Als regelmäßiger Essengeher auch in anderen Städten als meiner Heimatstadt Bremen habe ich vor einigen Jahren Restaurant-Kritik.de als verlässliches Portal schätzen gelernt, das mich auch animiert hatte, selber Kritiken zu schreiben. Nach dem Aus von RK bin ich - wie viele andere ambitionierter Kritiker aus RK-Zeiten - zu GG gewechselt.
Meine Kritiken beruhen auf vielen hundert Restaurantbesuchen privater und dienstlicher Natur. Wir (alsomeine Frau - alias "Ständige Begleiterin" - und ich) präferieren privat die von uns für gut befundenen Restaurants im Umkreis für das samstägliche Abendessen. "Gelistet" sind Griechen, Italiener, Türken und Jugos, aber auch bodenständige deutsche Küche und Asiaten finden unseren Gefallen.

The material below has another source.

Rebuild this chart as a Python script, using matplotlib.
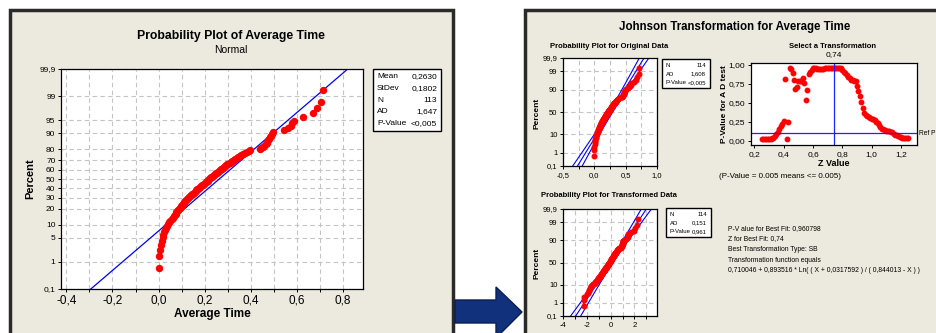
import matplotlib.pyplot as plt
import numpy as np
from statistics import NormalDist
from matplotlib.patches import Rectangle, Polygon

plt.rcParams["font.family"] = ["Liberation Sans", "DejaVu Sans"]

# sorted Average Time values (N = 113)
avg_time = [
    0.000, 0.000, 0.008, 0.012, 0.015, 0.017, 0.020, 0.024, 0.028, 0.032,
    0.036, 0.041, 0.046, 0.051, 0.056, 0.062, 0.066, 0.070, 0.074, 0.077,
    0.080, 0.084, 0.088, 0.091, 0.095, 0.099, 0.102, 0.106, 0.109, 0.112,
    0.116, 0.120, 0.124, 0.128, 0.132, 0.136, 0.140, 0.144, 0.148, 0.152,
    0.156, 0.160, 0.164, 0.168, 0.172, 0.176, 0.180, 0.184, 0.188, 0.192,
    0.196, 0.200, 0.204, 0.208, 0.212, 0.216, 0.220, 0.224, 0.228, 0.232,
    0.237, 0.241, 0.245, 0.249, 0.253, 0.258, 0.262, 0.266, 0.270, 0.275,
    0.279, 0.284, 0.288, 0.293, 0.298, 0.303, 0.308, 0.314, 0.319, 0.325,
    0.331, 0.338, 0.345, 0.352, 0.359, 0.366, 0.374, 0.382, 0.390, 0.398,
    0.438, 0.445, 0.452, 0.458, 0.464, 0.468, 0.472, 0.475, 0.479, 0.483,
    0.488, 0.493, 0.498, 0.543, 0.560, 0.572, 0.580, 0.586, 0.627, 0.670,
    0.685, 0.706, 0.714,
]
# Johnson panel uses N = 114 (one extra zero)
orig_time = sorted(avg_time + [0.000])

mean_fit, sd_fit = 0.2630, 0.1802
orig_fit = (0.262, 0.172)
trans_fit = (0.02, 0.965)
sb_coef = (0.710046, 0.893516, 0.0317592, 0.844013)

# P-values of the AD test for each Z value (0,25 ... 1,25 step 0,01)
z_grid = np.round(np.arange(0.25, 1.2501, 0.01), 2)
p_values = [
    0.02, 0.02, 0.02, 0.02, 0.02, 0.02, 0.02, 0.03, 0.04, 0.06,
    0.09, 0.12, 0.15, 0.19, 0.22, 0.26, 0.81, 0.02, 0.25, 0.96,
    0.94, 0.89, 0.80, 0.68, 0.71, 0.79, 0.78, 0.79, 0.82, 0.76,
    0.53, 0.67, 0.88, 0.91, 0.93, 0.96, 0.96, 0.95, 0.94, 0.94,
    0.94, 0.94, 0.94, 0.95, 0.95, 0.95, 0.95, 0.96, 0.96, 0.96,
    0.96, 0.96, 0.96, 0.95, 0.95, 0.93, 0.91, 0.89, 0.87, 0.84,
    0.82, 0.80, 0.80, 0.79, 0.78, 0.72, 0.66, 0.59, 0.51, 0.43,
    0.37, 0.34, 0.32, 0.31, 0.30, 0.29, 0.28, 0.27, 0.25, 0.23,
    0.21, 0.18, 0.16, 0.15, 0.14, 0.13, 0.13, 0.13, 0.12, 0.11,
    0.09, 0.08, 0.07, 0.06, 0.05, 0.05, 0.04, 0.04, 0.04, 0.03,
    0.03,
]
best_z = 0.74
ref_p = 0.10

pct_ticks_full = [0.1, 1, 5, 10, 20, 30, 40, 50, 60, 70, 80, 90, 95, 99, 99.9]
pct_ticks_small = [0.1, 1, 10, 50, 90, 99, 99.9]
x_ticks_main = [-0.4, -0.3, -0.2, -0.1, 0.0, 0.1, 0.2, 0.3, 0.4, 0.5, 0.6, 0.7, 0.8]
x_labels_main = ['-0,4', '', '-0,2', '', '0,0', '', '0,2', '', '0,4', '', '0,6', '', '0,8']

W, H = 936, 333
BEIGE = '#ECE9DE'
nd = NormalDist()


def zq(p):
    return np.array([nd.inv_cdf(v / 100.0) for v in np.atleast_1d(p)])


def pct_label(p):
    return ('%g' % p).replace('.', ',')


def add_px(l, t, r, b):
    return fig.add_axes([l / W, 1 - b / H, (r - l) / W, (b - t) / H])


def txt(x, y, s, **kw):
    fig.text(x / W, 1 - y / H, s, **kw)


def median_ranks(n):
    i = np.arange(1, n + 1)
    return (i - 0.3) / (n + 0.4) * 100


def prob_axes(ax, ticks, fs):
    ax.set_ylim(zq(0.1)[0], zq(99.9)[0])
    ax.set_yticks(zq(ticks))
    ax.set_yticklabels([pct_label(p) for p in ticks], fontsize=fs)
    ax.grid(True, color='#C4C4C4', linestyle=(0, (4, 3)), linewidth=0.8)
    ax.set_axisbelow(True)
    for s in ax.spines.values():
        s.set_linewidth(0.9)
    ax.tick_params(length=2.5, width=0.7, pad=1.5)


def legend_box(l, t, r, b, rows, fs, dy):
    fig.add_artist(Rectangle((l / W, 1 - b / H), (r - l) / W, (b - t) / H,
                             transform=fig.transFigure, fc='white', ec='black', lw=1))
    for k, (a, v) in enumerate(rows):
        y = t + dy * 0.5 + 2 + k * dy
        txt(l + 4, y, a, fontsize=fs, va='center', ha='left')
        txt(r - 4, y, v, fontsize=fs, va='center', ha='right')


def fit_lines(ax, mu, sd, n, lw):
    zz = np.linspace(zq(0.1)[0] - 0.5, zq(99.9)[0] + 0.5, 60)
    xc = mu + zz * sd
    half = 1.96 * sd * np.sqrt(1.0 / n + zz ** 2 / (2 * (n - 1)))
    for x in (xc - half, xc, xc + half):
        ax.plot(x, zz, color='#0000FF', lw=lw)


fig = plt.figure(figsize=(W / 100, H / 100), dpi=100)
fig.patch.set_facecolor('white')

# panel frames
fig.add_artist(Rectangle((9.5 / W, -0.05), (453 - 9.5) / W, 1.05 - 10.5 / H,
                         transform=fig.transFigure, fc=BEIGE, ec='#2A2A2A', lw=2.5, zorder=-2))
fig.add_artist(Rectangle((524.5 / W, -0.05), 0.5, 1.05 - 10.5 / H,
                         transform=fig.transFigure, fc=BEIGE, ec='#2A2A2A', lw=2.5, zorder=-2))

# arrow between panels
arrow_px = [(455, 300), (496, 300), (496, 287), (522, 312), (496, 338), (496, 323), (455, 323)]
fig.add_artist(Polygon([(x / W, 1 - y / H) for x, y in arrow_px], closed=True,
                       transform=fig.transFigure, fc='#12317C', ec='#0A1E52', lw=1, zorder=3))

# ---------------- left: probability plot ----------------
ax1 = add_px(61, 69, 363, 289)
prob_axes(ax1, pct_ticks_full, 6)
ax1.set_xticks(x_ticks_main)
ax1.set_xticklabels(x_labels_main, fontsize=8.5)
ax1.set_xlim(-0.423, 0.886)
zz = np.array([zq(0.1)[0] - 0.2, zq(99.9)[0] + 0.2])
ax1.plot(mean_fit + zz * sd_fit, zz, color='#0000FF', lw=0.9)
ax1.plot(avg_time, zq(median_ranks(len(avg_time))), 'o', color='#FF0000', ms=4.3, mec='#FF0000')
ax1.set_facecolor('white')
txt(231, 36, 'Probability Plot of Average Time', fontsize=8.8, weight='bold', ha='center', va='center')
txt(231, 50, 'Normal', fontsize=7.5, ha='center', va='center')
txt(30, 179, 'Percent', fontsize=8, weight='bold', rotation=90, ha='center', va='center')
txt(212, 314, 'Average Time', fontsize=8.5, weight='bold', ha='center', va='center')
legend_box(373, 69, 441, 131, [('Mean', '0,2630'), ('StDev', '0,1802'), ('N', '113'),
                               ('AD', '1,647'), ('P-Value', '<0,005')], 6, 11.6)

# ---------------- right: Johnson transformation ----------------
txt(735, 27, 'Johnson Transformation for Average Time', fontsize=8.3, weight='bold', ha='center', va='center')

# original data
ax2 = add_px(563, 58, 657, 166)
prob_axes(ax2, pct_ticks_small, 5.5)
ax2.set_xticks([-0.5, -0.25, 0, 0.25, 0.5, 0.75, 1.0])
ax2.set_xticklabels(['-0,5', '', '0,0', '', '0,5', '', '1,0'], fontsize=5.5)
fit_lines(ax2, orig_fit[0], orig_fit[1], len(orig_time), 0.8)
ax2.plot(orig_time, zq(median_ranks(len(orig_time))), 'o', color='#FF0000', ms=3.3, mec='#FF0000')
ax2.set_xlim(-0.5, 1.0)
txt(609, 46, 'Probability Plot for Original Data', fontsize=5.5, weight='bold', ha='center', va='center')
txt(537, 113, 'Percent', fontsize=6, weight='bold', rotation=90, ha='center', va='center')
legend_box(662, 59, 710, 88, [('N', '114'), ('AD', '1,608'), ('P-Value', '<0,005')], 4.3, 8.7)

# select a transformation
ax3 = add_px(751, 63, 917, 145)
ax3.plot(z_grid, p_values, 'o', color='#FF0000', ms=3.2, mec='#FF0000')
ax3.axvline(best_z, color='#2020FF', lw=0.9)
ax3.axhline(ref_p, color='#2020FF', lw=0.9)
ax3.set_xlim(0.177, 1.309)
ax3.set_ylim(-0.057, 1.022)
ax3.set_xticks([0.2, 0.4, 0.6, 0.8, 1.0, 1.2])
ax3.set_xticklabels(['0,2', '0,4', '0,6', '0,8', '1,0', '1,2'], fontsize=6)
ax3.set_yticks([0, 0.25, 0.5, 0.75, 1.0])
ax3.set_yticklabels(['0,00', '0,25', '0,50', '0,75', '1,00'], fontsize=6)
ax3.tick_params(length=2.5, width=0.7, pad=1.5)
for s in ax3.spines.values():
    s.set_linewidth(0.9)
ax3.annotate('0,74', xy=(best_z, 1.0), xycoords=('data', 'axes fraction'),
             xytext=(0, 5), textcoords='offset points', ha='center', fontsize=6)
ax3.annotate('Ref P', xy=(1.0, ref_p), xycoords=('axes fraction', 'data'),
             xytext=(1.5, 0), textcoords='offset points', va='center', fontsize=4.8)
txt(833, 46, 'Select a Transformation', fontsize=5.5, weight='bold', ha='center', va='center')
txt(725, 104, 'P-Value for A D test', fontsize=6, weight='bold', rotation=90, ha='center', va='center')
txt(834, 163, 'Z Value', fontsize=6.5, weight='bold', ha='center', va='center')
txt(719, 176, '(P-Value = 0.005 means <= 0.005)', fontsize=5.8, ha='left', va='center')

# transformed data
a0, a1, c0, c1 = sb_coef
xo = np.array(orig_time)
trans = a0 + a1 * np.log((xo + c0) / (c1 - xo))
ax4 = add_px(563, 209, 657, 316)
prob_axes(ax4, pct_ticks_small, 5.5)
ax4.set_xticks([-4, -3, -2, -1, 0, 1, 2, 3])
ax4.set_xticklabels(['-4', '', '-2', '', '0', '', '2', ''], fontsize=5.5)
fit_lines(ax4, trans_fit[0], trans_fit[1], len(orig_time), 0.8)
ax4.plot(trans, zq(median_ranks(len(trans))), 'o', color='#FF0000', ms=3.3, mec='#FF0000')
ax4.set_xlim(-4.03, 3.9)
txt(609, 196, 'Probability Plot for Transformed Data', fontsize=5.5, weight='bold', ha='center', va='center')
txt(537, 263, 'Percent', fontsize=6, weight='bold', rotation=90, ha='center', va='center')
legend_box(666, 208, 711, 237, [('N', '114'), ('AD', '0,151'), ('P-Value', '0,961')], 4.3, 8.7)

info = ['P-V alue for Best Fit: 0,960798',
        'Z for Best Fit: 0,74',
        'Best Transformation Type: SB',
        'Transformation function equals',
        '0,710046 + 0,893516 * Ln( ( X + 0,0317592 ) / ( 0,844013 - X ) )']
for k, line in enumerate(info):
    txt(728, 228.5 + k * 10.5, line, fontsize=4.85, ha='left', va='center')

fig.savefig('out.png', dpi=100)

Das Iberische nehmen wir auch gerne an, zumal es in Bremen keine portugiesische Küche gibt und die Spanier meist einfallsolse "Einheitstapasküche" bieten. Wir probieren gerne auch neue Restaurants aus, über die man Gutes liest oder hört, aber es ist eher selten, dass ein neues Restaurant auf die Liste kommt. Gegenüber Hypes bin ich skeptisch, aber auch neugierig und einige "In-Locations" habe ich auch gerne besprochen, was nicht heißen muss, dass ich von der Küchenleistung überzeugt war.

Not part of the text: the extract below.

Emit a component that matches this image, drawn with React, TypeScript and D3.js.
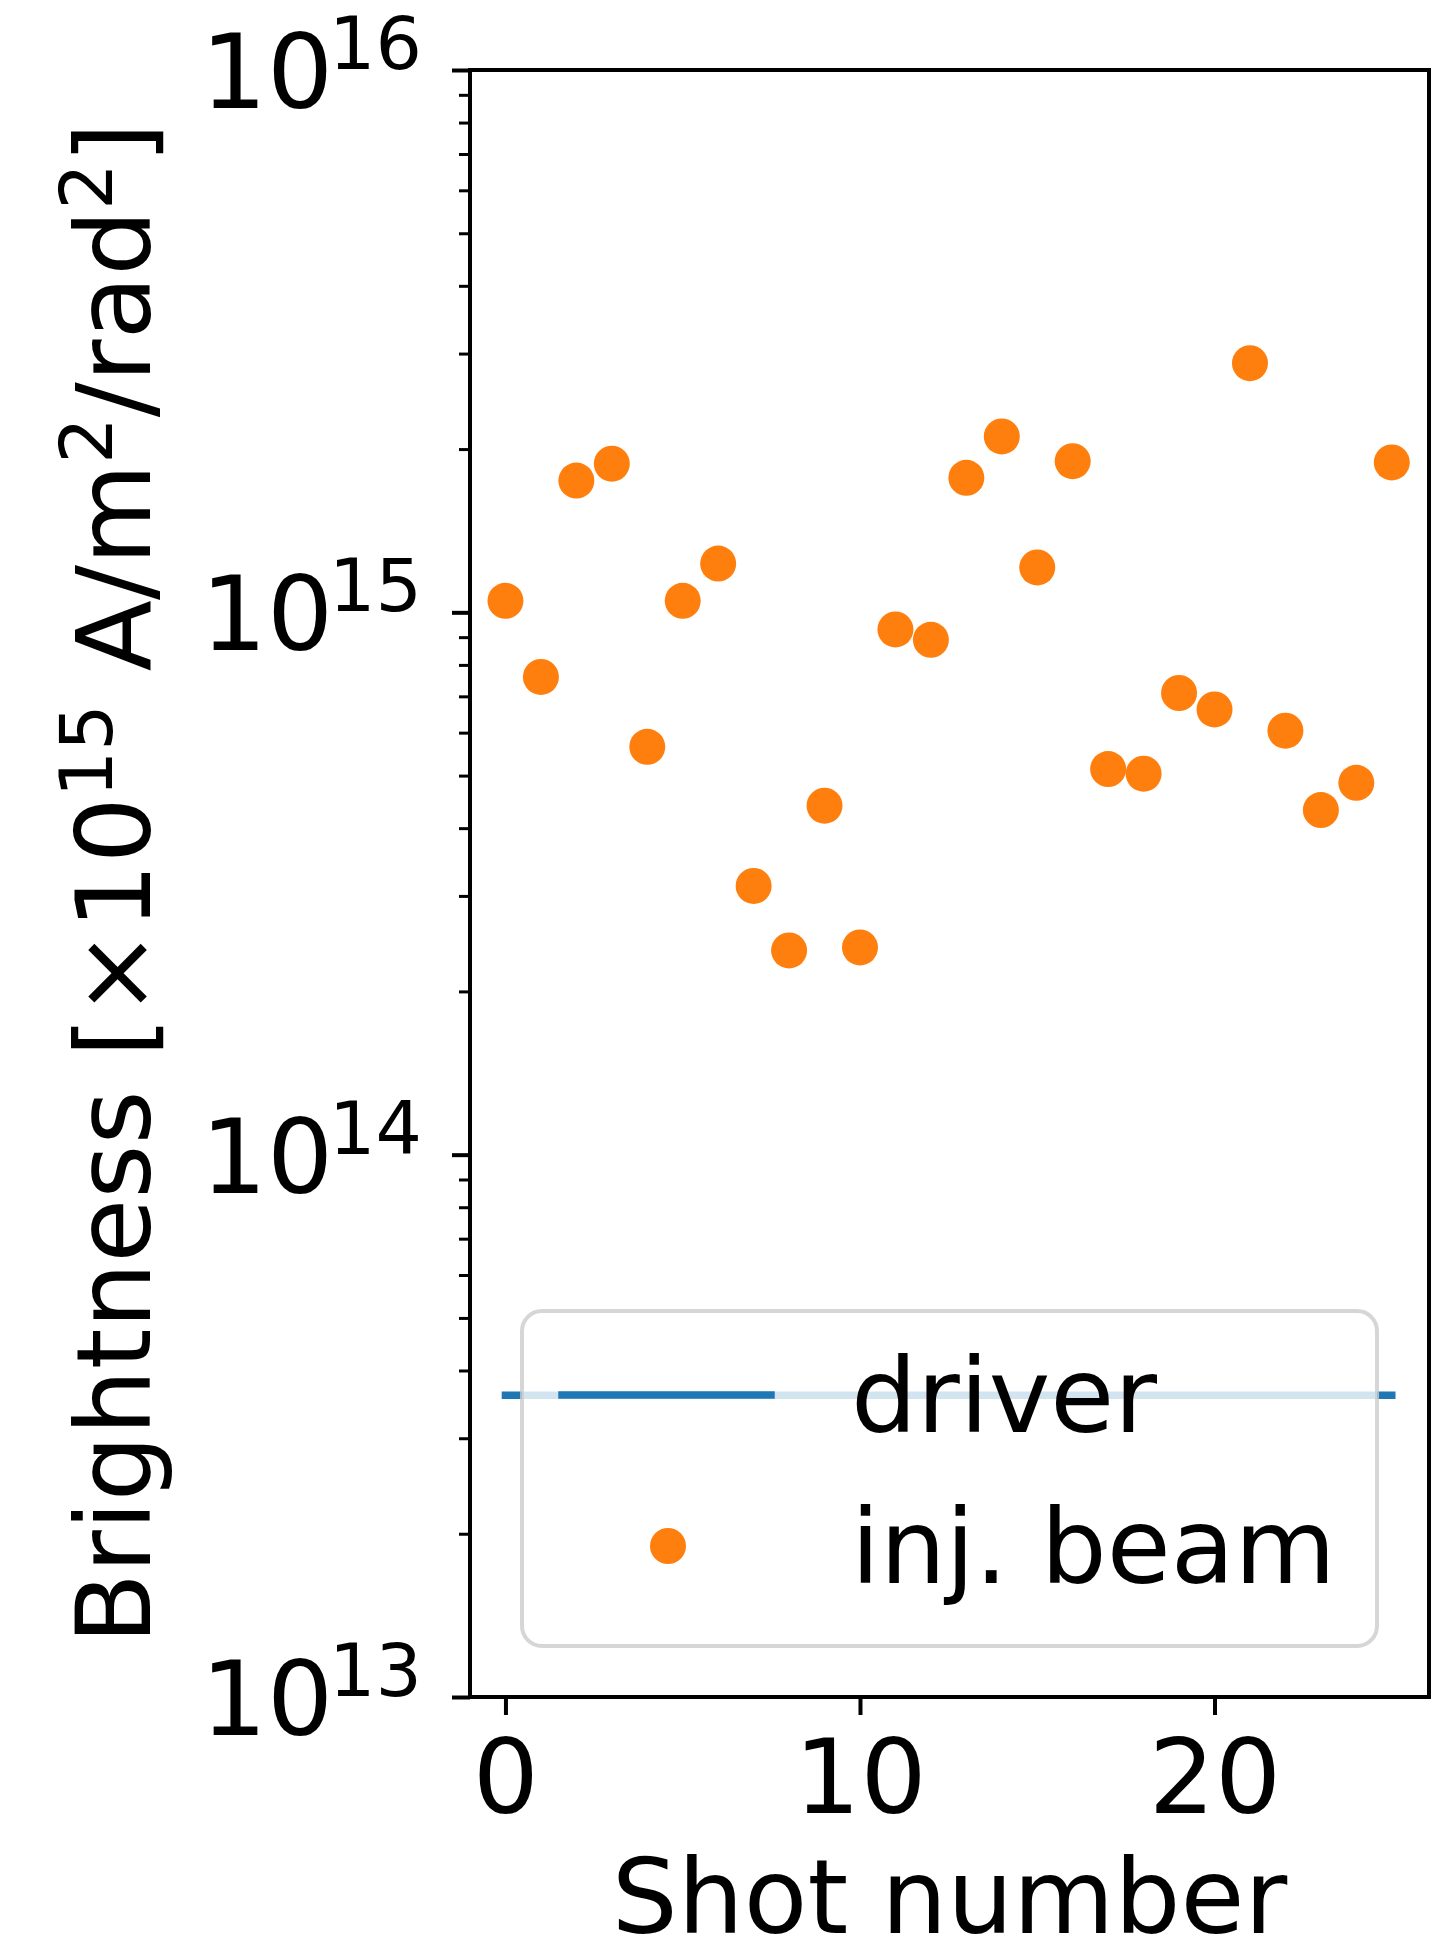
import React, { useEffect, useRef } from 'react';
import * as d3 from 'd3';

// shot numbers and injected-beam brightness (A/m^2/rad^2)
const shots = [0, 1, 2, 3, 4, 5, 6, 7, 8, 9, 10, 11, 12, 13, 14, 15, 16, 17, 18, 19, 20, 21, 22, 23, 24, 25];
const injBeam = [
  1.05e15, 7.6e14, 1.75e15, 1.88e15, 5.65e14, 1.05e15, 1.23e15, 3.13e14, 2.38e14, 4.4e14,
  2.41e14, 9.3e14, 8.9e14, 1.77e15, 2.11e15, 1.21e15, 1.9e15, 5.14e14, 5.04e14, 7.1e14,
  6.62e14, 2.88e15, 6.05e14, 4.32e14, 4.85e14, 1.89e15,
];
const driverShots = [0, 25];
const driverValue = [3.6e13, 3.6e13];
const xTicks = [0, 10, 20];
const yMajor = [1e13, 1e14, 1e15, 1e16];
const yExponents = ['13', '14', '15', '16'];
const legendLabels = ['driver', 'inj. beam'];

const BLUE = '#1f77b4';
const ORANGE = '#ff7f0e';
const FONT = 'DejaVu Sans';

const App = () => {
  const ref = useRef<SVGSVGElement>(null);

  useEffect(() => {
    const svg = d3.select(ref.current);
    svg.selectAll('*').remove();

    const left = 470, right = 1429, top = 70, bottom = 1697;
    const x = d3.scaleLinear().domain([-1, 26.05]).range([left, right]);
    const y = d3.scaleLog().domain([1e13, 1e16]).range([bottom, top]);

    // scatter points
    svg.append('g').selectAll('circle').data(shots).join('circle')
      .attr('cx', (d) => x(d))
      .attr('cy', (d, i) => y(injBeam[i]))
      .attr('r', 18)
      .attr('fill', ORANGE);

    // driver line
    const line = d3.line<number>().x((d) => x(d)).y((d, i) => y(driverValue[i]));
    svg.append('path').datum(driverShots)
      .attr('d', line)
      .attr('fill', 'none')
      .attr('stroke', BLUE)
      .attr('stroke-width', 7.5)
      .attr('stroke-linecap', 'square');

    // minor y ticks
    const minor: number[] = [];
    [1e13, 1e14, 1e15].forEach((dec) => {
      [2, 3, 4, 5, 6, 7, 8, 9].forEach((m) => minor.push(dec * m));
    });
    const yMinorAxis = svg.append('g').attr('transform', `translate(${left},0)`)
      .call(d3.axisLeft(y).tickValues(minor).tickSize(11).tickFormat(() => ''));
    yMinorAxis.select('.domain').remove();
    yMinorAxis.selectAll('line').attr('stroke', '#000').attr('stroke-width', 3);

    // major y ticks
    const yAxis = svg.append('g').attr('transform', `translate(${left},0)`)
      .call(d3.axisLeft(y).tickValues(yMajor).tickSize(18).tickFormat(() => ''));
    yAxis.select('.domain').remove();
    yAxis.selectAll('line').attr('stroke', '#000').attr('stroke-width', 4);

    // y tick labels 10^n
    const yl = svg.append('g').selectAll('text').data(yMajor).join('text')
      .attr('x', 422)
      .attr('y', (d) => y(d) + 38)
      .attr('text-anchor', 'end')
      .style('font-family', FONT)
      .style('font-size', '104px')
      .attr('fill', '#000');
    yl.append('tspan').text('10');
    yl.append('tspan').attr('dx', -4).attr('dy', -39).style('font-size', '73px').text((d, i) => yExponents[i]);

    // x axis
    const xAxis = svg.append('g').attr('transform', `translate(0,${bottom})`)
      .call(d3.axisBottom(x).tickValues(xTicks).tickSize(18).tickFormat(d3.format('d')));
    xAxis.select('.domain').remove();
    xAxis.selectAll('line').attr('stroke', '#000').attr('stroke-width', 4);
    xAxis.selectAll('text')
      .attr('y', 116).attr('dy', 0)
      .attr('fill', '#000')
      .style('font-family', FONT)
      .style('font-size', '104px');

    // frame
    svg.append('rect')
      .attr('x', left).attr('y', top)
      .attr('width', right - left).attr('height', bottom - top)
      .attr('fill', 'none')
      .attr('stroke', '#000')
      .attr('stroke-width', 4);

    // axis labels
    svg.append('text')
      .attr('x', (left + right) / 2)
      .attr('y', 1933)
      .attr('text-anchor', 'middle')
      .style('font-family', FONT)
      .style('font-size', '104px')
      .text('Shot number');

    const ylab = svg.append('text')
      .attr('transform', `translate(150,${(top + bottom) / 2}) rotate(-90)`)
      .attr('text-anchor', 'middle')
      .style('font-family', FONT)
      .style('font-size', '104px');
    const parts: [string, boolean][] = [
      ['Brightness [×10', false], ['15', true], [' A/m', false], ['2', true],
      ['/rad', false], ['2', true], [']', false],
    ];
    let up = false;
    parts.forEach(([t, sup]) => {
      const ts = ylab.append('tspan').text(t);
      if (sup) { ts.attr('dy', -38).style('font-size', '73px'); up = true; }
      else if (up) { ts.attr('dy', 38); up = false; }
    });

    // legend
    const lg = svg.append('g');
    lg.append('rect')
      .attr('x', 522).attr('y', 1311)
      .attr('width', 855).attr('height', 335)
      .attr('rx', 20).attr('ry', 20)
      .attr('fill', '#fff').attr('fill-opacity', 0.8)
      .attr('stroke', '#ccc').attr('stroke-opacity', 0.8)
      .attr('stroke-width', 4);
    lg.append('line')
      .attr('x1', 562).attr('x2', 771)
      .attr('y1', 1395).attr('y2', 1395)
      .attr('stroke', BLUE).attr('stroke-width', 7.5)
      .attr('stroke-linecap', 'square');
    lg.append('circle')
      .attr('cx', 668).attr('cy', 1546).attr('r', 18).attr('fill', ORANGE);
    lg.selectAll('text.leg').data(legendLabels).join('text').attr('class', 'leg')
      .attr('x', 851)
      .attr('y', (d, i) => (i === 0 ? 1432 : 1583))
      .style('font-family', FONT)
      .style('font-size', '104px')
      .text((d) => d);
  }, []);

  return (
    <svg ref={ref} width={1450} height={1945}
      style={{ position: 'absolute', left: 0, top: 0, background: '#fff' }} />
  );
};

export default App;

In anderen Städten besuche ich gerne mal einen Portugiesen, die in Bremen durch Abstinenz glänzen oder schaue, wie es um die griechische Kulinarik anderenorts bestellt ist. Da ich bundesweit unterwegs bin, achte ich auch darauf, ob es regionale Unterschiede gibt, also ob der Grieche in Berlin ob der Konkurrenz und der ausgeprägten Kultur des Essengehens im Schnitt besser ist als einer in Mecklenburg-Vorpommern oder Franken. Da mag eine kritische Kritik des geliebten Hausgriechens auf Unverständnis stoßen, aber im städteübergreifenden Quervergleich gerechtfertigt sein. Ab und an darf es auch Regionalküche sein, die aber etwas bieten sollte, wie z. B. in Thüringen, Schwaben, Franken oder Oberbayern.
Was ich erwarte, ist solide Kochkunst, merkliche Würze ("gschmackig" muss es nach Schuhbeck sein), ordentliche Portionsgrößen und ein angemessenes Preis-Leistungsverhältnis. Ein freundlicher Service und eine gepflegte Einrichtung sind eigentlich selbstverständlich, wenn man als Gastronom Menschen bewirtet.
Weniger wichtig sind für mich Empfehlungen, gleich ob Wein, Tageskarte oder Nachspeise betreffend. Das ist sicherlich von Belang in Restaurants mit Gourmetanspruch und häufig wechselnden Karten, nicht aber beim "Italiener um die Ecke". In seinen Stammrestaurants weiß man eh, was man gerne ist. Ob von der korrekten Seite "eingesetzt" oder "ausgehoben" wird, mag für Ausbilder in der Gastronomie von großer Bedeutung sein, spielt beim Stammgriechen auch nicht die große Rolle.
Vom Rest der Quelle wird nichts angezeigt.